** begin **

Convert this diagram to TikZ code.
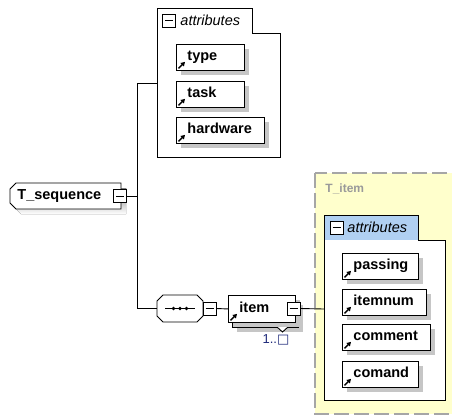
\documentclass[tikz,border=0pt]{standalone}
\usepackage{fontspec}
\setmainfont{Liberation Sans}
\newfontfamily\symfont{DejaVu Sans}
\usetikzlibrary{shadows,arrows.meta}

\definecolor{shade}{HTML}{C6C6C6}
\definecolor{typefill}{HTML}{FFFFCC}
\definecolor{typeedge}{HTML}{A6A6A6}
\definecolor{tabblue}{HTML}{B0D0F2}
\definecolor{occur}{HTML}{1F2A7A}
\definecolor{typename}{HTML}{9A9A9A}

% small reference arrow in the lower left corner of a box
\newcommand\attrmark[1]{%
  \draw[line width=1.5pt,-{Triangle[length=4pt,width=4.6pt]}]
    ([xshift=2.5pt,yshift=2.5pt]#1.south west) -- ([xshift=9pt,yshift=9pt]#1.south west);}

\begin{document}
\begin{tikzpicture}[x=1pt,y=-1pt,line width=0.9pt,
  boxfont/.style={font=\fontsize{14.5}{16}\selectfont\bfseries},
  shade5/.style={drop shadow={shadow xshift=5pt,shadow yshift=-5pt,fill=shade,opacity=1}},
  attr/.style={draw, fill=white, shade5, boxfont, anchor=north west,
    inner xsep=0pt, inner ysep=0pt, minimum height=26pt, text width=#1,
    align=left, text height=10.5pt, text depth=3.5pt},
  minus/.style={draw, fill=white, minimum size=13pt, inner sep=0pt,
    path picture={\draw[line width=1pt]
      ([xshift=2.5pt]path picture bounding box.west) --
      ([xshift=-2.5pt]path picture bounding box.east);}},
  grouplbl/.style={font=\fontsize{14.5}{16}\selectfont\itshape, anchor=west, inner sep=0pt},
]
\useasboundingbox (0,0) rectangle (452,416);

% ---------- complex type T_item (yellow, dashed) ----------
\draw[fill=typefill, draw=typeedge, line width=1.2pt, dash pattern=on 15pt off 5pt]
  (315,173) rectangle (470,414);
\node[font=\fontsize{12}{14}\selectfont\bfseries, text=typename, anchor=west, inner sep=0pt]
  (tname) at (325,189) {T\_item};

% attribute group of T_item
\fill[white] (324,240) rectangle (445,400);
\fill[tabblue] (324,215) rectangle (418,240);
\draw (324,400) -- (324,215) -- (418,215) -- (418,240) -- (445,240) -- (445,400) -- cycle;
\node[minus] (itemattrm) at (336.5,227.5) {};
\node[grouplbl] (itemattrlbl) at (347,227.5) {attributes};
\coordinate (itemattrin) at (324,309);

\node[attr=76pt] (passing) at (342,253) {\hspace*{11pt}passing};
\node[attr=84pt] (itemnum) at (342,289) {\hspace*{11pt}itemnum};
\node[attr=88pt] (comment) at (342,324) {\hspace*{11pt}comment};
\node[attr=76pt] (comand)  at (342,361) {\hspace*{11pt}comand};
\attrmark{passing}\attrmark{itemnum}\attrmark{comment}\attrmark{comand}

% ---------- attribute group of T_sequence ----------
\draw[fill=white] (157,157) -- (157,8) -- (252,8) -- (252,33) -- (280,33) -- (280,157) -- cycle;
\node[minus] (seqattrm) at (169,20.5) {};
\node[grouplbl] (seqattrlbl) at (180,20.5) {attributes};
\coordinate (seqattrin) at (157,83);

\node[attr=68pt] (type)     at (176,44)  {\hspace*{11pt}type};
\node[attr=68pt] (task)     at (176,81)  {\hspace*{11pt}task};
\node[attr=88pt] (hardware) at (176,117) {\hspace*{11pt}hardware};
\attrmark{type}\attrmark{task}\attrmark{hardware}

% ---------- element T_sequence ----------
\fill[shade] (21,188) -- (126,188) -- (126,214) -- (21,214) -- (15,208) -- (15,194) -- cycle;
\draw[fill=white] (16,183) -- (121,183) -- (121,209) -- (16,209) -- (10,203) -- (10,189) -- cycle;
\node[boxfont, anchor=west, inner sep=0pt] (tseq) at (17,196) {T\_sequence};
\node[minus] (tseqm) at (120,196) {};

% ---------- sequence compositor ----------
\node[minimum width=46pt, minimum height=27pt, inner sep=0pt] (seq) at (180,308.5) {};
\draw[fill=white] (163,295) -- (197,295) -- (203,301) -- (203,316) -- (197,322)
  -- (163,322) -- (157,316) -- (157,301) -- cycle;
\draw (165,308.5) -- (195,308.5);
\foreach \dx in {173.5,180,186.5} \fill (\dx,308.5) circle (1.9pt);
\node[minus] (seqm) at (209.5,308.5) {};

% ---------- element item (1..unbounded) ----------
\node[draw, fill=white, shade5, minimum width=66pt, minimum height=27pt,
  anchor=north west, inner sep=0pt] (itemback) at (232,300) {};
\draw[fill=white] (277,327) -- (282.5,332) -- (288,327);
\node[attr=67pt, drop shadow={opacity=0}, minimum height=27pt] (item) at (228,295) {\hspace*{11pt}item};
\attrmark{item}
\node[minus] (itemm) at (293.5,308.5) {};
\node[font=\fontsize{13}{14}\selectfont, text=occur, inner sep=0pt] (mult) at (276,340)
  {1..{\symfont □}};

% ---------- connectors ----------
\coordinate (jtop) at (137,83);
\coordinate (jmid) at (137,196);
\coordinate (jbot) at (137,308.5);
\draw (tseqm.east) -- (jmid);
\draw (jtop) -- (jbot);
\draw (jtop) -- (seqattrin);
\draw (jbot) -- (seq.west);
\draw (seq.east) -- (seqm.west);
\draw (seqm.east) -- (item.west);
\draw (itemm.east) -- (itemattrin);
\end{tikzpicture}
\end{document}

** end **
** begin **

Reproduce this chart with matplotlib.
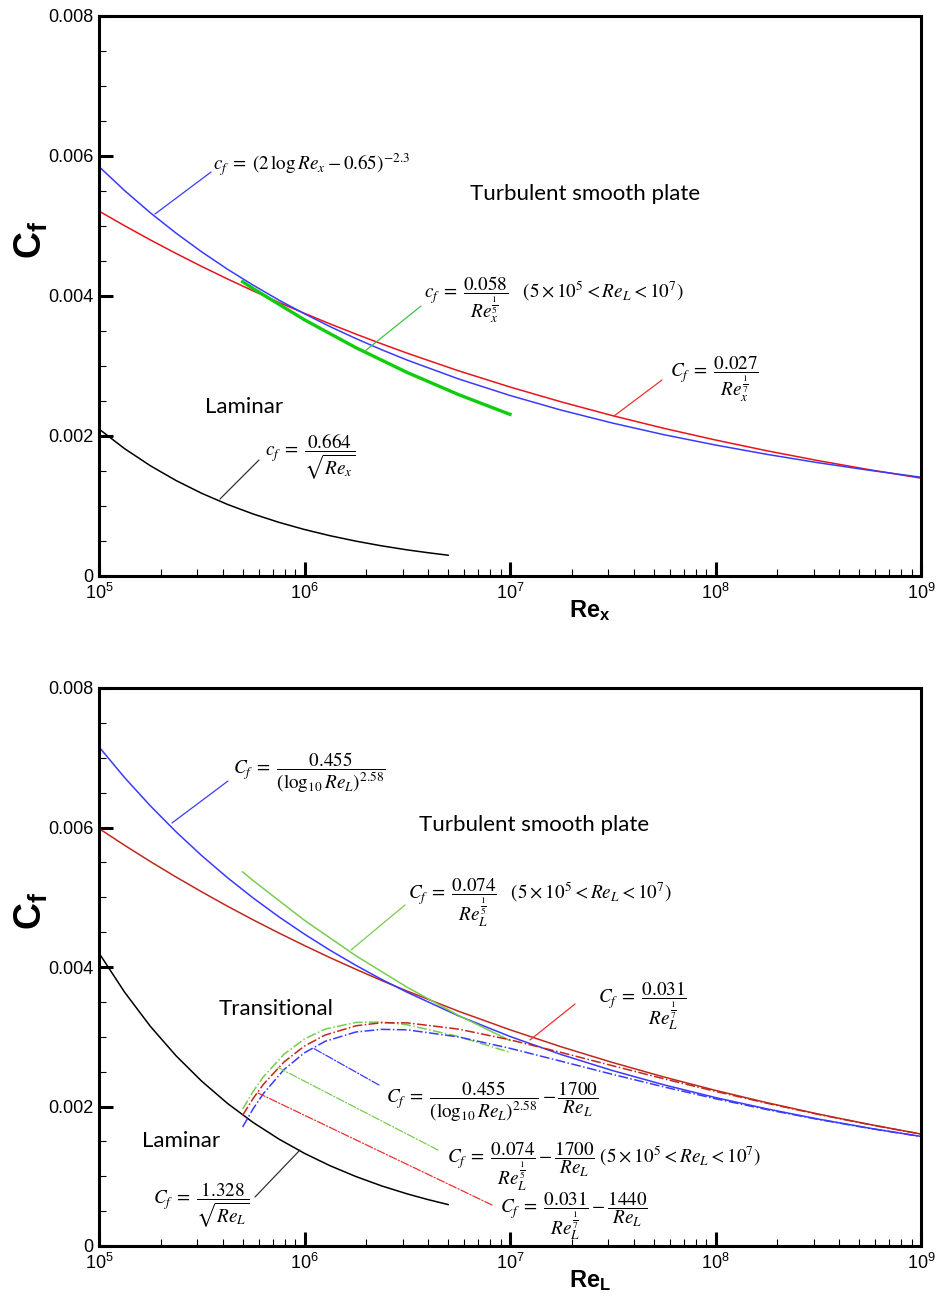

** end **

From the listing above, copy every line that holds the string "this".

▸ **Task result**:
Convert this diagram to TikZ code.
Reproduce this chart with matplotlib.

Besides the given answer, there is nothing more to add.